Over the years I’ve helped many teams improve the way they architect their solutions. One topic that always comes up is how an architecture should be documented (especially in an agile environment). We quickly get into a discussion of the differences between models and views. In essence:
- A model contains the elements that comprise that model. For example, a data model will contain entities and the relationships between them, an application model will contain components, interfaces and component interactions, and an infrastructure model will contain locations, nodes, connections between nodes, and the placement of components onto nodes.
- A view (which may be represented using several diagrams) refers to any modelling elements it needs to in order to communicate the architecture to a particular set of stakeholders that share a common set of concerns. For example, a security view may refer to elements in a data model, application model and infrastructure model. These views then form a significant part of any “packaged” architecture description that is then communicated to different stakeholder groups.

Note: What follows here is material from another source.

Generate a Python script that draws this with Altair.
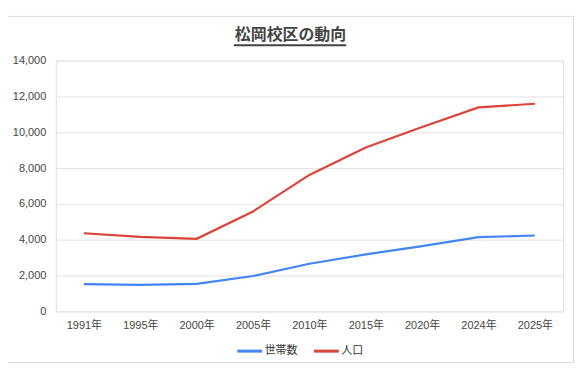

With this basic understanding, I then discuss a diagram like the one shown below and ask a very simple question – “what is the most important element shown on this diagram?”. Almost all discussions dive immediately into the different models, different views, the differences between models and views, the need for a separate architecture description and the like. Given the diagram below, this is “left-to-right” thinking where architects are often focused on the models they create and the views that can be derived from these models.
I then ask another question – “why do we document a software architecture?”. It’s not long before the focus changes to stakeholders for, indeed, stakeholders are the most important element shown on the diagram. And understanding who you really need to communicate with, and how, is the right starting point for documenting a software architecture. How else do you know how the architecture documentation should be packaged, what views to select and, therefore, what models to produce? As far as the diagram is concerned, it’s “right-to-left” thinking. And by that, I mean that the logical sequence in which to derive those elements that will be used to communicate the architecture is:
- Identify the stakeholder groups. As mentioned above, when documenting a software architecture, the first thing to understand is the target audience. Stakeholders can be organized into groups that share a set of related concerns. The two groups of stakeholders shown in the figure are Developers and Testers.
- Select the views. Having identified the stakeholder groups, we then need to identify the corresponding views that will allow their concerns to be expressed. Each view requires information held in certain work products (such as models) so that the architecture can be communicated to the identified stakeholders in an appropriate manner
- Create the work products. The architect (or architecture team) populates the work products accordingly. For example, we may add elements to any models that we have decided to create.
- Package the architecture description. Rather than communicating the architecture using all of the work products that have been created, we typically package elements in a form that is more-easily consumed by the stakeholders (for example, all stakeholders may not have access to any modeling tools used to create certain work products). The diagram above shows the architect creating a Software Architecture Description deliverable. This deliverable is organized by the different views on the architecture.